Theorem. If $\nu$ is an ultrafilter, then $F\leq_1\nu\iff F\leq_2\nu$.
Proof. It suffices to prove the forward direction. Suppose $\nu$ is an ultrafilter on a set $J$ and $F$ is a filter on $I$ and $F\leq_1\nu$ as witnessed by $f:J\to I$. So $f[\nu]\subset F$. Consider any $X\in F$. If $f^{-1}X\in\nu$, then we get $X\supset f[f^{-1}X]\in f[\nu]$ and so $X\in f[\nu]$. Otherwise, since $\nu$ is an ultrafilter, we have $f^{-1}(I-X)\in\nu$ and so $I-X\supset f[f^{-1}(I-X)]\in f[\nu]\subset F$, which would put disjoint sets in $F$, a contradiction. QED
Finally, I claim that for ultrafilters, the relation $\leq_2$ is the same as the Rudin-Keisler order. The usual definition of this order is that if $F$ is a filter on $J$ and $f:J\to I$ is any function, then one we may define a filter $G=f*F$ on $I$ by $X\in G\leftrightarrow f^{-1}X\in F$. The Rudin-Keisler order is defined so that $G\leq_{RK} F$ if and only if there is $f$ for which $G=f*F$.

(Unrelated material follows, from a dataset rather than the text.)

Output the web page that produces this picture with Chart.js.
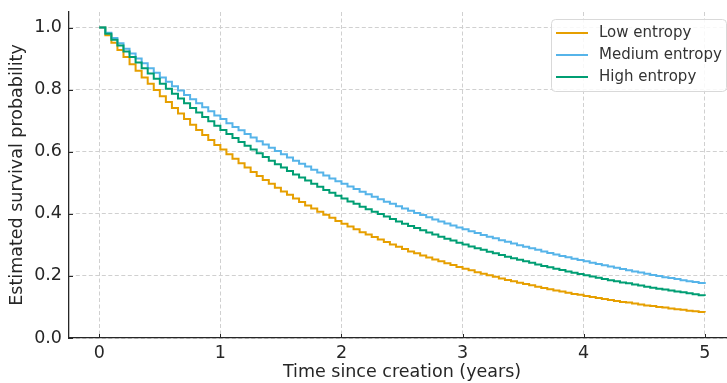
<!DOCTYPE html>
<html>
<head>
<meta charset="utf-8">
<script src="https://cdn.jsdelivr.net/npm/chart.js@4/dist/chart.umd.min.js"></script>
<style>
  html, body { margin: 0; padding: 0; background: #fff; overflow: hidden; }
  #wrap { width: 745px; height: 383px; }
</style>
</head>
<body>
<div id="wrap"><canvas id="chart" width="745" height="383"></canvas></div>
<script>
// time points (years), one step every 0.05
const times = [0,0.05,0.1,0.15,0.2,0.25,0.3,0.35,0.4,0.45,
  0.5,0.55,0.6,0.65,0.7,0.75,0.8,0.85,0.9,0.95,
  1,1.05,1.1,1.15,1.2,1.25,1.3,1.35,1.4,1.45,
  1.5,1.55,1.6,1.65,1.7,1.75,1.8,1.85,1.9,1.95,
  2,2.05,2.1,2.15,2.2,2.25,2.3,2.35,2.4,2.45,
  2.5,2.55,2.6,2.65,2.7,2.75,2.8,2.85,2.9,2.95,
  3,3.05,3.1,3.15,3.2,3.25,3.3,3.35,3.4,3.45,
  3.5,3.55,3.6,3.65,3.7,3.75,3.8,3.85,3.9,3.95,
  4,4.05,4.1,4.15,4.2,4.25,4.3,4.35,4.4,4.45,
  4.5,4.55,4.6,4.65,4.7,4.75,4.8,4.85,4.9,4.95,
  5];

const lowEntropy = [1.000,0.975,0.951,0.928,0.905,0.882,0.861,0.839,0.819,0.799,
  0.779,0.760,0.741,0.723,0.705,0.687,0.670,0.654,0.638,0.622,
  0.607,0.592,0.577,0.563,0.549,0.535,0.522,0.509,0.497,0.484,
  0.472,0.461,0.449,0.438,0.427,0.417,0.407,0.397,0.387,0.377,
  0.368,0.359,0.350,0.341,0.333,0.325,0.317,0.309,0.301,0.294,
  0.287,0.279,0.273,0.266,0.259,0.253,0.247,0.241,0.235,0.229,
  0.223,0.218,0.212,0.207,0.202,0.197,0.192,0.187,0.183,0.178,
  0.174,0.170,0.165,0.161,0.157,0.153,0.150,0.146,0.142,0.139,
  0.135,0.132,0.129,0.126,0.122,0.119,0.116,0.114,0.111,0.108,
  0.105,0.103,0.100,0.098,0.095,0.093,0.091,0.088,0.086,0.084,
  0.082];

const mediumEntropy = [1.000,0.983,0.966,0.949,0.932,0.916,0.900,0.885,0.869,0.854,
  0.839,0.825,0.811,0.797,0.783,0.769,0.756,0.743,0.730,0.717,
  0.705,0.692,0.680,0.669,0.657,0.646,0.634,0.623,0.613,0.602,
  0.592,0.581,0.571,0.561,0.552,0.542,0.533,0.523,0.514,0.505,
  0.497,0.488,0.480,0.471,0.463,0.455,0.447,0.439,0.432,0.424,
  0.417,0.410,0.403,0.396,0.389,0.382,0.375,0.369,0.362,0.356,
  0.350,0.344,0.338,0.332,0.326,0.321,0.315,0.310,0.304,0.299,
  0.294,0.289,0.284,0.279,0.274,0.269,0.264,0.260,0.255,0.251,
  0.247,0.242,0.238,0.234,0.230,0.226,0.222,0.218,0.214,0.211,
  0.207,0.203,0.200,0.196,0.193,0.190,0.186,0.183,0.180,0.177,
  0.174];

const highEntropy = [1.000,0.980,0.961,0.942,0.923,0.905,0.887,0.869,0.852,0.835,
  0.819,0.803,0.787,0.771,0.756,0.741,0.726,0.712,0.698,0.684,
  0.670,0.657,0.644,0.631,0.619,0.607,0.595,0.583,0.571,0.560,
  0.549,0.538,0.527,0.517,0.507,0.497,0.487,0.477,0.468,0.458,
  0.449,0.440,0.432,0.423,0.415,0.407,0.399,0.391,0.383,0.375,
  0.368,0.361,0.354,0.347,0.340,0.333,0.326,0.320,0.314,0.307,
  0.301,0.295,0.289,0.284,0.278,0.273,0.267,0.262,0.257,0.252,
  0.247,0.242,0.237,0.232,0.228,0.223,0.219,0.214,0.210,0.206,
  0.202,0.198,0.194,0.190,0.186,0.183,0.179,0.176,0.172,0.169,
  0.165,0.162,0.159,0.156,0.153,0.150,0.147,0.144,0.141,0.138,
  0.135];

const seriesNames = ['Low entropy', 'Medium entropy', 'High entropy'];
const xTicks = [0, 1, 2, 3, 4, 5];
const yTicks = [0, 0.2, 0.4, 0.6, 0.8, 1.0];

const colors = ['#E69F00', '#56B4E9', '#009E73'];
const textColor = '#262626';
const fontFamily = '"DejaVu Sans", sans-serif';

function toPoints(values) {
    return values.map((v, i) => ({x: times[i], y: v}));
}

function makeDataset(i, values) {
    return {
        label: seriesNames[i],
        data: toPoints(values),
        borderColor: colors[i],
        backgroundColor: colors[i],
        borderWidth: 2,
        pointRadius: 0,
        stepped: 'before',   // hold the value until the next time point
        fill: false,
        order: 2 - i         // later series drawn on top, like the original
    };
}

// small inward tick marks plus the boxed legend in the top right
const decorations = {
    id: 'decorations',
    afterDraw(chart) {
        const ctx = chart.ctx;
        const area = chart.chartArea;
        const xs = chart.scales.x, ys = chart.scales.y;
        ctx.save();
        ctx.strokeStyle = textColor;
        ctx.lineWidth = 1;
        ctx.beginPath();
        xTicks.forEach(v => {
            const px = Math.round(xs.getPixelForValue(v)) + 0.5;
            ctx.moveTo(px, area.bottom);
            ctx.lineTo(px, area.bottom - 4);
        });
        yTicks.forEach(v => {
            const py = Math.round(ys.getPixelForValue(v)) + 0.5;
            ctx.moveTo(area.left, py);
            ctx.lineTo(area.left + 4, py);
        });
        ctx.stroke();

        // legend box
        const bx = 551.5, by = 19.5, bw = 175, bh = 72;
        ctx.beginPath();
        ctx.roundRect(bx, by, bw, bh, 4);
        ctx.fillStyle = 'rgba(255,255,255,0.85)';
        ctx.fill();
        ctx.strokeStyle = '#d9d9d9';
        ctx.stroke();

        ctx.font = '15px ' + fontFamily;
        ctx.textBaseline = 'middle';
        ctx.textAlign = 'left';
        seriesNames.forEach((name, i) => {
            const ry = 33 + i * 22;
            ctx.strokeStyle = colors[i];
            ctx.lineWidth = 2;
            ctx.beginPath();
            ctx.moveTo(556, ry);
            ctx.lineTo(588, ry);
            ctx.stroke();
            ctx.fillStyle = '#333';
            ctx.fillText(name, 599, ry);
        });
        ctx.restore();
    }
};

const gridStyle = {
    color: '#d0d0d0',
    lineWidth: 1,
    drawTicks: false
};

new Chart(document.getElementById('chart').getContext('2d'), {
    type: 'line',
    data: {
        datasets: [
            makeDataset(0, lowEntropy),
            makeDataset(1, mediumEntropy),
            makeDataset(2, highEntropy)
        ]
    },
    options: {
        responsive: false,
        animation: false,
        devicePixelRatio: 1,
        layout: {padding: {top: 12, right: 10, left: 0, bottom: 0}},
        plugins: {
            legend: {display: false},
            tooltip: {enabled: false}
        },
        scales: {
            x: {
                type: 'linear',
                min: -0.25,
                max: 5.25,
                afterBuildTicks: s => { s.ticks = xTicks.map(v => ({value: v})); },
                afterFit: s => { s.height = 45; s.paddingLeft = 0; s.paddingRight = 0; },
                grid: gridStyle,
                border: {display: true, color: textColor, width: 1.3, dash: [4, 2.5]},
                ticks: {
                    color: textColor,
                    font: {family: fontFamily, size: 17.5},
                    padding: 5,
                    maxRotation: 0,
                    callback: v => String(v)
                },
                title: {
                    display: true,
                    text: 'Time since creation (years)',
                    color: textColor,
                    font: {family: fontFamily, size: 17.5},
                    padding: {top: 0, bottom: 0}
                }
            },
            y: {
                min: 0,
                max: 1.05,
                afterBuildTicks: s => { s.ticks = yTicks.map(v => ({value: v})); },
                afterFit: s => { s.width = 69; s.paddingTop = 0; s.paddingBottom = 0; },
                grid: gridStyle,
                border: {display: true, color: textColor, width: 1.3, dash: [4, 2.5]},
                ticks: {
                    color: textColor,
                    font: {family: fontFamily, size: 17.5},
                    padding: 7,
                    callback: v => v.toFixed(1)
                },
                title: {
                    display: true,
                    text: 'Estimated survival probability',
                    color: textColor,
                    font: {family: fontFamily, size: 17.5},
                    padding: {top: 7, bottom: 0}
                }
            }
        }
    },
    plugins: [decorations]
});
</script>
</body>
</html>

Suppose $F$ is a filter on $J$ and $f:J\to I$. I claim generally that $f*F=f[F]$. This is because $Y\subset f^{-1}f[Y]$ for $Y\subset J$ shows that $f[F]\subset f*F$; and conversely $f[f^{-1}X]\subset X$ for $X\subset I$ shows $f*F\subset f[F]$.
It follows that $\leq_2$ is the same as the Rudin-Keisler order.